You're going through hell bloodywhitecat, so you are perfectly entitled to feel this way. How's your DP?

Esbm2015 · 04/03/2021 13:32

Same. Our firm is talking about redundancies, and then there's the whether or not or how to return to the office and when discussions going on, along with to pay or not to pay london weighting.... so much possible change on top of already the pains of lockdown is really getting me down today

bloodywhitecat · 04/03/2021 14:43

@bearlyactive

You're going through hell bloodywhitecat, so you are perfectly entitled to feel this way. How's your DP?
It's his chemo day and he has a scan at the weekend which I think is adding to how alone I feel. I am dreading the results, he seems so well and I am dreading hearing those words that have come up at every appointment so far, "I have no good news for you I am afraid...". But at least he has no chemo next week so no bad temperedness from the steroids which has to be a blessing.

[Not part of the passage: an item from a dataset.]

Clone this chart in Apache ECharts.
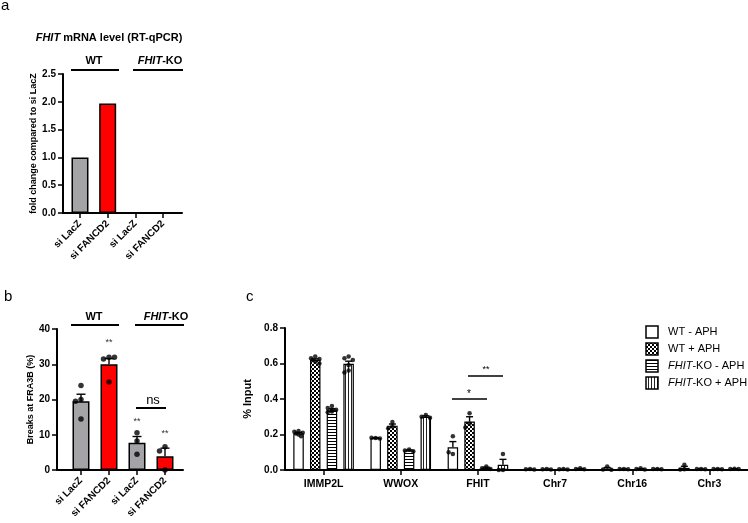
<!DOCTYPE html>
<html><head><meta charset="utf-8">
<script src="https://cdn.jsdelivr.net/npm/echarts@6/dist/echarts.min.js"></script>
<style>html,body{margin:0;padding:0;background:#fff}#c{width:748px;height:523px}</style>
</head><body><div id="c"></div>
<script>
// ---------------- DATA ----------------
const abCategories = ['si LacZ', 'si FANCD2', 'si LacZ', 'si FANCD2'];
const aFoldChange = [1.0, 1.97, 0, 0];
const aYTicks = [0, 0.5, 1.0, 1.5, 2.0, 2.5];

const bBreaksMean = [19.5, 30.0, 7.7, 3.9];
const bBreaksSEM = [2.0, 1.6, 1.8, 2.3];
const bBreaksReplicates = [[24, 20, 19.5, 14.5], [32, 31.5, 32, 25], [10.6, 8.2, 4.5], [6.6, 5.4, 0]];
const bYTicks = [0, 10, 20, 30, 40];

const cCategories = ['IMMP2L', 'WWOX', 'FHIT', 'Chr7', 'Chr16', 'Chr3'];
const cSeriesNames = ['WT - APH', 'WT + APH', 'FHIT-KO - APH', 'FHIT-KO + APH'];
const cWtNoAph = [0.207, 0.18, 0.128, 0.004, 0.008, 0.012];
const cWtAph = [0.621, 0.25, 0.273, 0.004, 0.005, 0.005];
const cKoNoAph = [0.34, 0.11, 0.012, 0.004, 0.006, 0.005];
const cKoAph = [0.598, 0.30, 0.03, 0.006, 0.005, 0.006];
const cWtNoAphSEM = [0.005, 0.002, 0.032, 0.001, 0.006, 0.009];
const cWtAphSEM = [0.005, 0.009, 0.027, 0.001, 0.001, 0.001];
const cKoNoAphSEM = [0.005, 0.003, 0.004, 0.001, 0.002, 0.001];
const cKoAphSEM = [0.015, 0.005, 0.03, 0.002, 0.001, 0.001];
const cWtNoAphReps = [[0.22, 0.215, 0.21, 0.205, 0.2, 0.19], [0.18, 0.182, 0.178], [0.19, 0.09, 0.1], [0.005, 0.004, 0.003], [0.02, 0.003, 0.002], [0.03, 0.004, 0.003]];
const cWtAphReps = [[0.64, 0.63, 0.625, 0.62, 0.61, 0.6], [0.27, 0.245, 0.235], [0.32, 0.26, 0.24], [0.005, 0.004, 0.003], [0.006, 0.005, 0.004], [0.006, 0.005, 0.004]];
const cKoNoAphReps = [[0.36, 0.35, 0.34, 0.335, 0.33, 0.325], [0.115, 0.11, 0.105], [0.02, 0.01, 0.006], [0.005, 0.004, 0.003], [0.01, 0.005, 0.003], [0.006, 0.005, 0.004]];
const cKoAphReps = [[0.64, 0.63, 0.62, 0.59, 0.56, 0.55], [0.31, 0.3, 0.295], [0.09, 0.0, 0.0], [0.01, 0.005, 0.004], [0.006, 0.005, 0.004], [0.007, 0.006, 0.005]];
const cYTicks = [0, 0.2, 0.4, 0.6, 0.8];

// ---------------- STYLE / LAYOUT ----------------
const FONT = 'Arial, "Liberation Sans", Helvetica, sans-serif';
const GRAY = '#a3a3a8', RED = '#ff0000';
const abColors = [GRAY, RED, GRAY, RED];

function pattern(kind) {
  const c = document.createElement('canvas');
  const ctx = c.getContext('2d');
  if (kind === 'check') {
    c.width = 4; c.height = 4;
    ctx.fillStyle = '#fff'; ctx.fillRect(0, 0, 4, 4);
    ctx.fillStyle = '#000'; ctx.fillRect(0, 0, 2, 2); ctx.fillRect(2, 2, 2, 2);
  } else if (kind === 'h') {
    c.width = 3; c.height = 3;
    ctx.fillStyle = '#fff'; ctx.fillRect(0, 0, 3, 3);
    ctx.fillStyle = '#000'; ctx.fillRect(0, 0, 3, 1);
  } else if (kind === 'v') {
    c.width = 3; c.height = 3;
    ctx.fillStyle = '#fff'; ctx.fillRect(0, 0, 3, 3);
    ctx.fillStyle = '#222'; ctx.fillRect(0, 0, 1, 3);
  } else {
    c.width = 2; c.height = 2;
    ctx.fillStyle = '#fff'; ctx.fillRect(0, 0, 2, 2);
  }
  return { image: c, repeat: 'repeat' };
}
const cFills = [pattern('plain'), pattern('check'), pattern('h'), pattern('v')];

// beeswarm-like horizontal spreading of replicate dots (pixel offsets)
function swarm(vals, pxPerUnit, d, maxSteps) {
  const placed = [];
  return vals.map((v, i) => {
    const y = v * pxPerUnit;
    for (let k = 0; k <= maxSteps * 2; k++) {
      const dx = k === 0 ? 0 : (k % 2 ? -1 : 1) * Math.ceil(k / 2) * d;
      if (placed.every(p => Math.hypot(p.x - dx, p.y - y) >= d * 0.95)) {
        placed.push({ x: dx, y }); return dx;
      }
    }
    const dx = ((i % 3) - 1) * d * 0.6;
    placed.push({ x: dx, y }); return dx;
  });
}

const axisLineStyle = { color: '#000', width: 2 };
const tickStyle = { color: '#000', width: 1.5 };
const tickLabel = { color: '#000', fontFamily: FONT, fontWeight: 'bold', fontSize: 10 };

const grids = [
  { left: 63, top: 74, width: 119, height: 139 },   // a
  { left: 57, top: 329, width: 126, height: 141 },  // b
  { left: 285, top: 328, width: 465, height: 142 }  // c
];

function errRender(offsetPx, cap) {
  return function (params, api) {
    const x = api.value(0), m = api.value(1), s = api.value(2);
    const p0 = api.coord([x, m]), p1 = api.coord([x, m + s]);
    const cx = p0[0] + offsetPx;
    const st = { stroke: '#000', lineWidth: 1.4 };
    return {
      type: 'group', children: [
        { type: 'line', shape: { x1: cx, y1: p0[1], x2: cx, y2: p1[1] }, style: st },
        { type: 'line', shape: { x1: cx - cap, y1: p1[1], x2: cx + cap, y2: p1[1] }, style: st }
      ]
    };
  };
}

const series = [];

// Panel a bars
series.push({
  type: 'bar', xAxisIndex: 0, yAxisIndex: 0, barWidth: 17,
  data: aFoldChange.map((v, i) => ({ value: [i, v], itemStyle: { color: abColors[i] } })),
  itemStyle: { borderColor: '#000', borderWidth: 1.5 }, silent: true
});

// Panel b bars, error bars, dots
series.push({
  type: 'bar', xAxisIndex: 1, yAxisIndex: 1, barWidth: 17, z: 2,
  data: bBreaksMean.map((v, i) => ({ value: [i, v], itemStyle: { color: abColors[i] } })),
  itemStyle: { borderColor: '#000', borderWidth: 1.5 }, silent: true
});
series.push({
  type: 'custom', xAxisIndex: 1, yAxisIndex: 1, z: 3, silent: true,
  renderItem: errRender(0, 4.5), encode: { x: 0, y: 1 },
  data: bBreaksMean.map((m, i) => [i, m, bBreaksSEM[i]])
});
{
  const ppu = 141 / 40;
  const dots = [];
  bBreaksReplicates.forEach((reps, i) => {
    const offs = swarm(reps, ppu, 5.5, 1);
    reps.forEach((v, j) => dots.push({ value: [i, v], symbolOffset: [offs[j], 0] }));
  });
  series.push({
    type: 'scatter', xAxisIndex: 1, yAxisIndex: 1, z: 4, silent: true,
    symbol: 'circle', symbolSize: 5.5, itemStyle: { color: '#000' }, data: dots
  });
}

// Panel c
const cMeans = [cWtNoAph, cWtAph, cKoNoAph, cKoAph];
const cSEMs = [cWtNoAphSEM, cWtAphSEM, cKoNoAphSEM, cKoAphSEM];
const cReps = [cWtNoAphReps, cWtAphReps, cKoNoAphReps, cKoAphReps];
const cBarW = 10.5, cGap = 6.2;
cMeans.forEach((arr, s) => {
  series.push({
    type: 'bar', name: cSeriesNames[s], xAxisIndex: 2, yAxisIndex: 2, z: 2, silent: true,
    barWidth: cBarW, barGap: (cGap / cBarW * 100).toFixed(0) + '%',
    itemStyle: { color: cFills[s], borderColor: '#000', borderWidth: 1.2 },
    data: arr
  });
});
cMeans.forEach((arr, s) => {
  const off = (s - 1.5) * (cBarW + cGap);
  series.push({
    type: 'custom', xAxisIndex: 2, yAxisIndex: 2, z: 3, silent: true,
    renderItem: errRender(off, 3.5), encode: { x: 0, y: 1 },
    data: arr.map((m, i) => [i, m, cSEMs[s][i]])
  });
  const ppu = 142 / 0.8;
  const dots = [];
  cReps[s].forEach((reps, i) => {
    const offs = swarm(reps, ppu, 4.2, 1);
    reps.forEach((v, j) => dots.push({ value: [i, v], symbolOffset: [off + offs[j], 0] }));
  });
  series.push({
    type: 'scatter', xAxisIndex: 2, yAxisIndex: 2, z: 4, silent: true,
    symbol: 'circle', symbolSize: 4.5, itemStyle: { color: '#000' }, data: dots
  });
});

// ---------------- GRAPHICS (headers, annotations, legend) ----------------
const g = [];
function txt(x, y, text, opt) {
  g.push(Object.assign({
    type: 'text', x, y, silent: true,
    style: Object.assign({ text, fill: '#000', font: 'bold 11px ' + FONT, align: 'center', verticalAlign: 'middle' }, opt || {})
  }));
}
function rich(x, y, text, size, weight, align) {
  g.push({
    type: 'text', x, y, silent: true,
    style: {
      text, fill: '#000', align: align || 'center', verticalAlign: 'middle',
      font: weight + ' ' + size + 'px ' + FONT,
      rich: { i: { fontStyle: 'italic', fontWeight: weight, fontSize: size, fontFamily: FONT, fill: '#000' },
              n: { fontWeight: weight, fontSize: size, fontFamily: FONT, fill: '#000' } }
    }
  });
}
function hline(x1, x2, y, w) {
  g.push({ type: 'line', silent: true, shape: { x1, y1: y, x2, y2: y }, style: { stroke: '#000', lineWidth: w || 2 } });
}
// panel letters
txt(1, 13, 'a', { font: '15px ' + FONT, align: 'left', verticalAlign: 'bottom' });
txt(4, 304, 'b', { font: '15px ' + FONT, align: 'left', verticalAlign: 'bottom' });
txt(246, 304, 'c', { font: '15px ' + FONT, align: 'left', verticalAlign: 'bottom' });
// panel a title + headers
rich(109, 38, '{i|FHIT}{n| mRNA level (RT-qPCR)}', 11, 'bold');
txt(94, 61, 'WT');
hline(71, 119, 70);
rich(160, 61, '{i|FHIT}{n|-KO}', 11, 'bold');
hline(133, 183, 70);
// panel b headers + annotations
txt(94, 317, 'WT');
hline(71, 119, 325);
rich(166, 317, '{i|FHIT}{n|-KO}', 11, 'bold');
hline(135, 184, 325);
txt(153, 400, 'ns', { font: '13px ' + FONT });
hline(136, 166, 408);
txt(109, 343, '**', { font: '9px ' + FONT, fill: '#333' });
txt(137, 422, '**', { font: '9px ' + FONT, fill: '#333' });
txt(165, 434, '**', { font: '9px ' + FONT, fill: '#333' });
// panel c significance
txt(469, 394, '*', { font: '10px ' + FONT });
hline(452, 487, 399, 1.5);
txt(486, 370, '**', { font: '9px ' + FONT });
hline(468, 503, 376, 1.5);
// legend
const legY = [332, 349, 366, 383];
cSeriesNames.forEach((name, s) => {
  g.push({ type: 'rect', silent: true, shape: { x: 646, y: legY[s] - 6, width: 12, height: 12 },
           style: { fill: cFills[s], stroke: '#000', lineWidth: 1.5 } });
  const t = name.startsWith('FHIT') ? '{i|FHIT}{n|' + name.slice(4) + '}' : '{n|' + name + '}';
  rich(668, legY[s], t, 11, 'normal', 'left');
});

// ---------------- OPTION ----------------
const option = {
  animation: false,
  backgroundColor: '#fff',
  grid: grids,
  xAxis: [
    { gridIndex: 0, type: 'value', min: -0.614, max: 3.686,
      axisLine: { show: true, onZero: false, lineStyle: axisLineStyle }, splitLine: { show: false },
      axisTick: { show: true, length: 5, lineStyle: tickStyle, customValues: [0, 1, 2, 3] },
      axisLabel: Object.assign({ rotate: 45, margin: 9, customValues: [0, 1, 2, 3], formatter: v => abCategories[Math.round(v)] }, tickLabel) },
    { gridIndex: 1, type: 'value', min: -0.857, max: 3.643,
      axisLine: { show: true, onZero: false, lineStyle: axisLineStyle }, splitLine: { show: false },
      axisTick: { show: true, length: 5, lineStyle: tickStyle, customValues: [0, 1, 2, 3] },
      axisLabel: Object.assign({ rotate: 45, margin: 9, customValues: [0, 1, 2, 3], formatter: v => abCategories[Math.round(v)] }, tickLabel) },
    { gridIndex: 2, type: 'category', data: cCategories,
      axisLine: { show: true, lineStyle: axisLineStyle },
      axisTick: { show: true, length: 5, alignWithLabel: true, lineStyle: tickStyle },
      axisLabel: Object.assign({ margin: 9 }, tickLabel, { fontSize: 10.5 }) }
  ],
  yAxis: [
    { gridIndex: 0, type: 'value', min: 0, max: 2.5, interval: 0.5,
      name: 'fold change compared to si LacZ', nameLocation: 'middle', nameGap: 25,
      nameTextStyle: { fontFamily: FONT, fontWeight: 'bold', fontSize: 9, color: '#000' },
      axisLine: { show: true, onZero: false, lineStyle: axisLineStyle }, splitLine: { show: false },
      axisTick: { show: true, length: 5, lineStyle: tickStyle },
      axisLabel: Object.assign({ margin: 7, customValues: aYTicks, formatter: v => v.toFixed(1) }, tickLabel) },
    { gridIndex: 1, type: 'value', min: 0, max: 40, interval: 10,
      name: 'Breaks at FRA3B (%)', nameLocation: 'middle', nameGap: 20,
      nameTextStyle: { fontFamily: FONT, fontWeight: 'bold', fontSize: 9, color: '#000' },
      axisLine: { show: true, onZero: false, lineStyle: axisLineStyle }, splitLine: { show: false },
      axisTick: { show: true, length: 5, lineStyle: tickStyle },
      axisLabel: Object.assign({ margin: 7, customValues: bYTicks }, tickLabel) },
    { gridIndex: 2, type: 'value', min: 0, max: 0.8, interval: 0.2,
      name: '% Input', nameLocation: 'middle', nameGap: 30,
      nameTextStyle: { fontFamily: FONT, fontWeight: 'bold', fontSize: 11, color: '#000' },
      axisLine: { show: true, onZero: false, lineStyle: axisLineStyle }, splitLine: { show: false },
      axisTick: { show: true, length: 5, lineStyle: tickStyle },
      axisLabel: Object.assign({ margin: 7, customValues: cYTicks, formatter: v => v.toFixed(1) }, tickLabel) }
  ],
  graphic: g,
  series
};
const chart = echarts.init(document.getElementById('c'), null, { renderer: 'canvas' });
chart.setOption(option);
</script>
</body></html>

Thank you all, I have dragged my sorry arse, the dog and the baby out for a walk and do feel a bit better for it. I am going to crack on with my knitting, oh what an exciting life, as I have been raising money for bile duct cancer by knitting hats for donations.

Life can only get better for all of us hey?

OP posts:
bearlyactive · 04/03/2021 17:00

How wonderful that despite everything you're going through, you're still making a difference (for the better) to other people's lives through your knitting. I am in awe of you Flowers

Esbm2015 · 04/03/2021 17:08

Sorry to hear @bloodywhitecat sounds like a very tough time for all involved.

Seasthedaytoday · 04/03/2021 17:21

Sending you much love OP xxx

bloodywhitecat · 04/03/2021 17:38

Well, the baby has made my day. We are foster parents and this little one who is 11 months old has had a tough start in life, he has proved difficult to wean, there have been days weeks when I thought I should just put his food directly onto the floor and cut out the middleman but over the last few days a switch has been made. Tonight he's eaten a fish finger, last night he had sweet potato fingers and chicken and the night before he had chicken and a stick of carrot. Spoons are still the work of the devil and anything sticky on his hands makes him cry but at least he no longer gags at sticky things on his hands.